I was well-versed in the devastating effects that carbon dioxide has on the planet by way of greenhouse gases, but I didn’t know that biosequestration could be the answer to restoring atmospheric balance. I’ve always believed that nature can solve nature, I just perhaps didn’t realize there was a simple solution to such a monumental problem, literally right at our feet.
What valuable or optimistic messages are you and your fellow filmmakers hoping that viewers will take away from Kiss the Ground?
That science can bring miracles, and that if we work together, the planet’s problems that once seemed impossible to solve can be overcome.
Are you looking to set up any healthy soil initiatives that can build upon the discoveries made in the documentary that perhaps people can become involved with?
The film’s debut won’t be the last you hear of our movement. Our team at The White Feather Foundation will certainly explore creative ways to communicate how individuals can take action based on the film’s learnings.
How do you personally keep positive in the face of what seems like a constant, mindless onslaught of destruction wreaked on our planet? Are there any things that you particularly like to do to help recharge and retain balance such as meditation, spending time in nature, getting lost in your photography or your music?
Without question, the 24/7 reminders of the harm we’re doing to the planet sadden me, but I do my best to find light in spite of it, because it’s a destructive mental path to go down otherwise. All of the things you mention are ways that I cope, especially my almost-daily 3-6km power walks in nature. At the water’s edge, or on a deserted trail high in the mountains are where I truly disconnect and reconnect with what’s important. I wrote a piece for our charity about this for the 50th anniversary of Earth Day earlier this year.
As a bestselling children’s author, do you remember spending lots of time in nature as a child, and did your mum, Cynthia Lennon, encourage this love and appreciation for nature and the environment?
Absolutely—I was a kid who played outdoors morning to night, climbing trees and running around with my friends in the countryside of North Wales.
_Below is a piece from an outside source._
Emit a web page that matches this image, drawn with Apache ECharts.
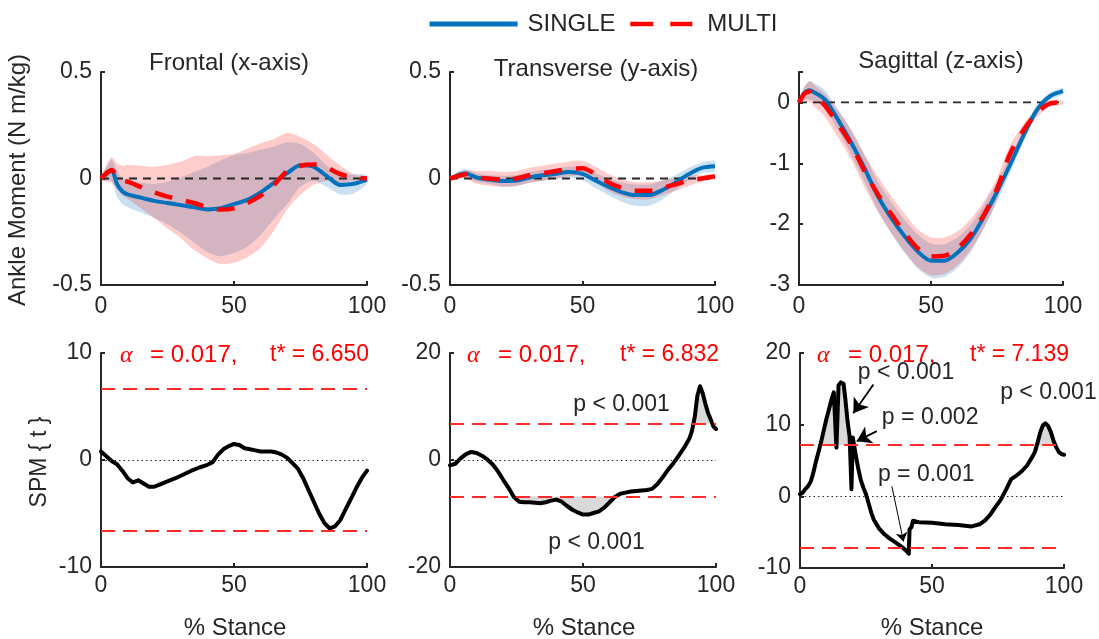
<!DOCTYPE html>
<html><head><meta charset="utf-8">
<script src="https://cdn.jsdelivr.net/npm/echarts@6/dist/echarts.min.js"></script>
<style>html,body{margin:0;padding:0;background:#fff}#c{width:1099px;height:639px}</style>
</head><body><div id="c"></div>
<script>
// ---------- data ----------
const stance = [0,2,4,6,8,10,15,20,25,30,35,40,45,50,55,60,65,70,75,80,85,90,95,100];

const frontalSingle   = [0,0.02,0.038,-0.025,-0.06,-0.075,-0.09,-0.105,-0.115,-0.125,-0.135,-0.145,-0.14,-0.12,-0.1,-0.065,-0.02,0.025,0.062,0.055,0.01,-0.03,-0.025,-0.005];
const frontalSingleSD = [0.01,0.03,0.05,0.06,0.06,0.06,0.07,0.08,0.1,0.13,0.165,0.2,0.225,0.23,0.22,0.2,0.17,0.145,0.1,0.065,0.05,0.045,0.045,0.02];
const frontalMulti    = [0,0.025,0.04,0.01,-0.01,-0.015,-0.04,-0.065,-0.085,-0.1,-0.115,-0.135,-0.146,-0.14,-0.115,-0.08,-0.03,0.035,0.06,0.066,0.05,0.02,0.005,0];
const frontalMultiSD  = [0,0.04,0.06,0.06,0.07,0.08,0.1,0.12,0.15,0.18,0.22,0.24,0.255,0.255,0.255,0.245,0.215,0.18,0.135,0.095,0.06,0.04,0.015,0.005];

const transSingle   = [0,0.01,0.02,0.023,0.015,0.005,-0.005,-0.012,-0.01,0.005,0.015,0.022,0.03,0.022,-0.01,-0.04,-0.065,-0.078,-0.078,-0.055,-0.02,0.02,0.05,0.058];
const transSingleSD = [0.01,0.015,0.02,0.02,0.02,0.02,0.02,0.025,0.025,0.025,0.025,0.025,0.025,0.03,0.035,0.04,0.045,0.05,0.05,0.045,0.035,0.03,0.025,0.025];
const transMulti    = [0,0.008,0.015,0.02,0.012,0.005,0,-0.005,0,0.015,0.025,0.035,0.045,0.048,0.02,-0.02,-0.045,-0.058,-0.058,-0.045,-0.028,-0.01,0,0.01];
const transMultiSD  = [0.005,0.01,0.015,0.02,0.025,0.03,0.035,0.035,0.035,0.035,0.035,0.035,0.035,0.035,0.035,0.04,0.04,0.04,0.04,0.035,0.03,0.025,0.015,0.01];

const sagSingle   = [0,0.15,0.2,0.16,0.11,0.04,-0.3,-0.68,-1.1,-1.55,-1.9,-2.2,-2.45,-2.6,-2.6,-2.47,-2.24,-1.88,-1.47,-1.02,-0.55,-0.13,0.1,0.185];
const sagSingleSD = [0.02,0.1,0.15,0.15,0.15,0.15,0.17,0.2,0.22,0.24,0.26,0.27,0.28,0.28,0.27,0.25,0.22,0.19,0.16,0.13,0.1,0.08,0.06,0.05];
const sagMulti    = [0,0.14,0.18,0.1,0.03,-0.06,-0.37,-0.71,-1.14,-1.52,-1.84,-2.14,-2.4,-2.53,-2.52,-2.4,-2.17,-1.85,-1.42,-0.84,-0.46,-0.18,-0.02,0];
const sagMultiSD  = [0.02,0.12,0.17,0.18,0.18,0.19,0.22,0.25,0.27,0.29,0.3,0.31,0.31,0.31,0.3,0.28,0.25,0.22,0.18,0.14,0.1,0.07,0.05,0.03];

const spmFrontalX = [0,2,4,6,8,10,12,14,16,18,20,22,25,28,31,34,37,40,42,44,46,48,50,52,54,56,58,60,62,64,66,68,70,72,74,76,78,80,82,84,86,88,90,92,94,96,98,100];
const spmFrontalT = [0.8,0.35,-0.1,-0.4,-1.0,-1.7,-2.1,-1.9,-2.2,-2.5,-2.5,-2.3,-2.0,-1.7,-1.35,-1.0,-0.7,-0.45,-0.2,0.5,1.0,1.3,1.5,1.4,1.1,1.0,0.9,0.8,0.8,0.8,0.7,0.5,0.2,-0.3,-0.8,-1.7,-2.8,-3.9,-5.0,-5.9,-6.4,-6.2,-5.6,-4.6,-3.6,-2.6,-1.7,-1.0];
const spmTransX = [0,2,4,6,8,10,12,14,16,18,20,22,24,26,28,30,32,34,36,38,40,42,44,46,48,50,52,54,56,58,60,62,64,66,68,70,72,74,76,78,80,82,84,86,88,90,91,92,93,94,95,96,97,98,99,100];
const spmTransT = [-1.0,-0.7,0.3,1.1,1.5,1.3,0.8,0.1,-0.8,-2.1,-3.7,-5.2,-6.9,-7.8,-7.9,-7.9,-8.0,-8.1,-7.9,-7.6,-7.4,-7.8,-8.6,-9.3,-9.8,-10.2,-10.2,-9.9,-9.6,-8.9,-7.9,-6.9,-6.3,-6.1,-5.9,-5.8,-5.7,-5.6,-5.4,-4.5,-3.2,-1.8,-0.6,0.8,2.3,4.0,5.5,8.0,12.0,13.8,12.5,10.5,8.8,7.6,6.3,5.8];
const spmSagX = [0,1,2,3,4,5,6,7,8,9,10,11,12,12.8,13.5,13.8,14.2,14.6,15.5,16.5,17.2,18.0,18.8,19.5,20.0,21,22,23,24,25,26,27,28,30,32,34,36,38,40,41.2,41.5,42.2,42.8,45,50,55,60,65,68,70,72,74,76,78,80,82,84,86,88,89,90,91,92,93,94,95,96,97,98,99,100];
const spmSagT = [0.3,0.5,1.0,1.4,2.0,3.2,4.8,6.2,7.6,9.2,10.8,12.2,13.6,14.5,14.6,6.8,6.8,15.5,15.9,15.7,13.5,10.5,8.3,1.0,8.2,6.0,4.0,2.3,1.2,0.3,-1.0,-2.3,-3.3,-4.5,-5.3,-5.9,-6.4,-6.9,-7.5,-8.0,-4.6,-4.3,-3.4,-3.6,-3.7,-3.9,-4.0,-4.2,-3.9,-3.4,-2.6,-1.5,-0.5,0.9,2.4,2.9,3.5,4.3,5.5,6.2,7.5,8.9,9.9,10.2,9.8,9.0,7.8,6.9,6.2,5.9,5.8];

const tStar = [6.650, 6.832, 7.139];
const alphaText = '= 0.017,';
const panelTitles = ['Frontal (x-axis)','Transverse (y-axis)','Sagittal (z-axis)'];
const seriesNames = ['SINGLE','MULTI'];
const xTicks = [0, 100, 50];                       // min, max, interval
const yTicks = [[-0.5,0.5,0.5],[-0.5,0.5,0.5],[-3,0.5,1],[-10,10,10],[-20,20,20],[-10,20,10]];
const transNotes = [{text:'p < 0.001', at:[64.5,10.3]},{text:'p < 0.001', at:[55.1,-15.5]}];
const sagNotes = [{text:'p < 0.001', at:[40.2,17.2]},{text:'p = 0.002', at:[49.3,11.0]},{text:'p = 0.001', at:[47.8,3.0]},{text:'p < 0.001', at:[94.1,14.5]}];
const sagArrows = [[[27.8,15.6],[20.2,11.6],1.8,14],[[29.1,9.1],[21.5,7.7],1.8,14],[[34.8,1.4],[39.2,-6.3],1,9]];

// ---------- layout / style ----------
const FONT = '"Liberation Sans", Arial, Helvetica, sans-serif';
const INK = '#262626';
const BLUE = '#0072BD', RED = '#FF0000';
const grids = [
  {left:101, top:72, width:266, height:213},
  {left:450, top:72, width:265, height:213},
  {left:799, top:72, width:264, height:213},
  {left:101, top:353, width:266, height:214},
  {left:450, top:353, width:266, height:214},
  {left:800, top:353, width:264, height:215}
];

const xAxis = grids.map((g,i)=>({
  type:'value', gridIndex:i, min:xTicks[0], max:xTicks[1], interval:xTicks[2],
  axisLine:{show:true,onZero:false,lineStyle:{color:INK,width:2}},
  axisTick:{show:true,inside:true,length:4,lineStyle:{color:INK,width:2}},
  axisLabel:{fontSize:23,color:INK,fontFamily:FONT,margin:i<3?10:7},
  splitLine:{show:false}
}));
const yAxis = grids.map((g,i)=>({
  type:'value', gridIndex:i, min:yTicks[i][0], max:yTicks[i][1], interval:yTicks[i][2],
  axisLine:{show:true,onZero:false,lineStyle:{color:INK,width:2}},
  axisTick:{show:true,inside:true,length:4,lineStyle:{color:INK,width:2}},
  axisLabel:{fontSize:23,color:INK,fontFamily:FONT,margin:9,
    formatter:v=> (i===2 && v>0) ? '' : String(v)},
  splitLine:{show:false}
}));

const series = [];
function flat(i, y, color, width, dash, z){
  series.push({type:'line', xAxisIndex:i, yAxisIndex:i, data:[[0,y],[100,y]], symbol:'none', silent:true, z:z||2,
    itemStyle:{color:color}, lineStyle:{color:color,width:width,type:dash}});
}
function band(i, mean, sd, fill){
  const pts = stance.map((x,k)=>[x, mean[k]-sd[k], mean[k]+sd[k]]);
  series.push({type:'custom', xAxisIndex:i, yAxisIndex:i, data:pts, silent:true, clip:true,
    encode:{x:0, y:[1,2]},
    renderItem:(params, api)=>{
      if (params.dataIndex !== 0) return;
      const up = pts.map(p=>api.coord([p[0],p[2]]));
      const dn = pts.map(p=>api.coord([p[0],p[1]])).reverse();
      return {type:'polygon', shape:{points:up.concat(dn), smooth:0.25}, style:{fill:fill, stroke:null}};
    }});
}
function meanLine(i, mean, name, color, dash, width){
  series.push({type:'line', name:name, xAxisIndex:i, yAxisIndex:i, data:stance.map((x,k)=>[x,mean[k]]), symbol:'none', smooth:0.3,
    itemStyle:{color:color}, lineStyle:{color:color,width:width,type:dash,cap:'butt'}});
}
const topSets = [
  [frontalSingle,frontalSingleSD,frontalMulti,frontalMultiSD],
  [transSingle,transSingleSD,transMulti,transMultiSD],
  [sagSingle,sagSingleSD,sagMulti,sagMultiSD]
];
topSets.forEach((s,i)=>{
  flat(i, 0, INK, 1.8, [8,6]);
  band(i, s[0], s[1], 'rgba(0,114,189,0.21)');
  meanLine(i, s[0], seriesNames[0], BLUE, 'solid', 4);
  band(i, s[2], s[3], 'rgba(255,0,0,0.2)');
  meanLine(i, s[2], seriesNames[1], RED, [18,14], 4.5);
});

const spmSets = [[spmFrontalX,spmFrontalT],[spmTransX,spmTransT],[spmSagX,spmSagT]];
spmSets.forEach((s,j)=>{
  const i = j+3, thr = tStar[j];
  const xs = s[0], ts = s[1];
  // shaded supra-threshold clusters (polygon between curve and threshold, through the axes)
  [[thr, 1],[-thr,-1]].forEach(([lvl,sgn])=>{
    const pts = xs.map((x,k)=>[x, sgn>0 ? Math.max(ts[k],lvl) : Math.min(ts[k],lvl)]);
    series.push({type:'custom', xAxisIndex:i, yAxisIndex:i, data:pts, silent:true, clip:true, z:2,
      encode:{x:0,y:1},
      renderItem:(params, api)=>{
        if (params.dataIndex !== 0) return;
        const top = pts.map(p=>api.coord(p));
        const base = [api.coord([xs[xs.length-1], lvl]), api.coord([xs[0], lvl])];
        return {type:'polygon', shape:{points:top.concat(base)}, style:{fill:'#d9d9d9', stroke:null}};
      }});
  });
  // reference lines
  series.push({type:'line', xAxisIndex:i, yAxisIndex:i, data:[], silent:true, z:3,
    markLine:{silent:true, symbol:'none', label:{show:false}, animation:false,
      data:[
        {yAxis:thr, lineStyle:{color:'#ff2a2a', width:1.8, type:[14,8], opacity:1}},
        {yAxis:-thr, lineStyle:{color:'#ff2a2a', width:1.8, type:[14,8], opacity:1}},
        {yAxis:0, lineStyle:{color:INK, width:1, type:[1.5,3], opacity:1}}
      ]}});
  const curve = {type:'line', xAxisIndex:i, yAxisIndex:i, data:xs.map((x,k)=>[x,ts[k]]), symbol:'none', z:4,
    itemStyle:{color:'#000'}, lineStyle:{color:'#000',width:4,join:'round',cap:'round'}};
  const notes = j===1 ? transNotes : (j===2 ? sagNotes : []);
  if (notes.length){
    curve.markPoint = {silent:true, symbol:'circle', symbolSize:1, itemStyle:{color:'rgba(0,0,0,0)'},
      label:{show:true, position:'inside', color:INK, fontSize:23, fontFamily:FONT, formatter:'{b}'},
      data:notes.map(n=>({name:n.text, coord:n.at}))};
  }
  if (j===2){
    curve.markLine = {silent:true, symbol:['none','arrow'], label:{show:false},
      lineStyle:{color:'#000',type:'solid',width:1.5},
      data:sagArrows.map(a=>[{coord:a[0], symbolSize:[0,a[3]], lineStyle:{width:a[2],color:'#000',type:'solid'}},{coord:a[1], symbolSize:a[3]}])};
  }
  series.push(curve);
});

const T = (text,x,y,extra)=>Object.assign({type:'text', x:x, y:y, silent:true,
  style:Object.assign({text:text, fill:INK, font:'23px '+FONT, align:'center', verticalAlign:'middle'}, (extra&&extra.style)||{})},
  extra && extra.rot ? {rotation:extra.rot} : {});
const graphic = [
  T(panelTitles[0], 229, 63, {style:{font:'24px '+FONT}}),
  T(panelTitles[1], 596, 69, {style:{font:'24px '+FONT}}),
  T(panelTitles[2], 941, 61, {style:{font:'24px '+FONT}}),
  T('Ankle Moment (N m/kg)', 18, 180, {rot:Math.PI/2, style:{font:'24px '+FONT}}),
  T('SPM { t }', 40, 462, {rot:Math.PI/2, style:{font:'23px '+FONT}}),
  T('% Stance', 235, 628, {style:{font:'24px '+FONT}}),
  T('% Stance', 584, 628, {style:{font:'24px '+FONT}}),
  T('% Stance', 932, 628, {style:{font:'24px '+FONT}})
];
[[120,150,270],[467,498,620],[817,848,970]].forEach((p,j)=>{
  graphic.push(T('α', p[0], 356, {style:{fill:RED, align:'left', font:'italic 24px "Liberation Serif", "DejaVu Serif", serif'}}));
  graphic.push(T(alphaText, p[1], 355, {style:{fill:RED, align:'left', font:'24px '+FONT}}));
  graphic.push(T('t* = ' + tStar[j].toFixed(3), p[2], 355, {style:{fill:RED, align:'left'}}));
});

const option = {
  animation:false,
  backgroundColor:'#fff',
  grid:grids,
  xAxis:xAxis,
  yAxis:yAxis,
  legend:[
    {data:[seriesNames[0]], left:427, top:12, padding:0, itemWidth:88, itemHeight:14, selectedMode:false,
     itemStyle:{opacity:0}, lineStyle:{width:5}, textStyle:{fontSize:24,color:INK,fontFamily:FONT,padding:[0,0,0,5]}},
    {data:[seriesNames[1]], left:628, top:12, padding:0, itemWidth:62, itemHeight:14, selectedMode:false,
     itemStyle:{opacity:0}, lineStyle:{type:[23,17],width:4.5}, textStyle:{fontSize:24,color:INK,fontFamily:FONT,padding:[0,0,0,10]}}
  ],
  graphic:graphic,
  series:series
};
const chart = echarts.init(document.getElementById('c'));
chart.setOption(option);
</script></body></html>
Mum always encouraged time in nature and seeing how many kids are growing up today, attached to their screens and devices, I’m grateful I was raised in a simpler time. I think the more we expose children to nature, the greater appreciation they have for taking care of it.
When writing the White Feather Flier three-book set which encourages children to love and appreciate the planet and care for the environment, did you find it challenging to find a way to convey such complex subject matters and make them relatable to children?
Writing for a young audience was definitely a new experience for me. I was lucky to collaborate with my friend Bart Davis on the series, who was already an accomplished author when we began, so that definitely helped. But yes, taking very real and sometimes frightening concepts and making them not only understandable, but enjoyable for a young audience was not an easy feat, though I enjoyed the process very much.
In 2007, you founded The White Feather Foundation, which supports environmental and humanitarian issues from around the world. How did the organisation begin?
Years ago when I was young, my Dad told me that if he were to pass away, he would let me know he was okay, or that we were all going to be okay, by sending me a white feather. Then, when I was on tour in Adelaide, Australia, promoting my album Help Yourself and it’s No 1 Environmental Single Saltwater, I was resting in my hotel when the manager called my room and summoned me to the lobby where an Aboriginal Tribe was waiting to speak with me. There, one of the tribal elders presented me with a white male swan’s feather and said “You have a voice, can you help us?” because their people were battling to save their culture. I had goosebumps head to toe and recognized this as a sign to shift my life away from music and more toward humanitarian work. In the course of getting to know The Mirning People, I made the Whaledreamers film about them, and to ensure the proceeds went back to their tribe, I formed The White Feather Foundation. Now, we not only help with the preservation of Indigenous cultures around the world, but our areas of giving have expanded to the environment, clean water, education and health.
As a visual artist, you have a passion for photography. Can you tell us about some of your influences, and have any of these found their way into your visual style of filmmaking?
I have always felt that I observed life in a different way than others, so I’m thankful that photography has given me an outlet to express that. Landscapes are my favourite thing to capture and Ansel Adams is someone I admire in that respect. Where people and fly-on-the-wall glimpses of life are concerned, I’m inspired by Mick Rock, Henry Diltz and my dear friend and mentor, Timothy White. I’m not sure how much of my visual style is reflected in filmmaking—that’s probably a better question for the audience.
Having diversified in music, photography, filmmaking, acting, and writing during your career, is there one discipline you feel more drawn or inspired by going forwards?
I enjoy working in each area, of course, but most recently I’d say photography has been at the top of the list. I’m happiest when I’m heading into unknown territory, exploring areas I’ve never travelled. There are so many places and cultures I still want to see and share with the world.
Kiss the Ground premieres on Netflix on 22 September.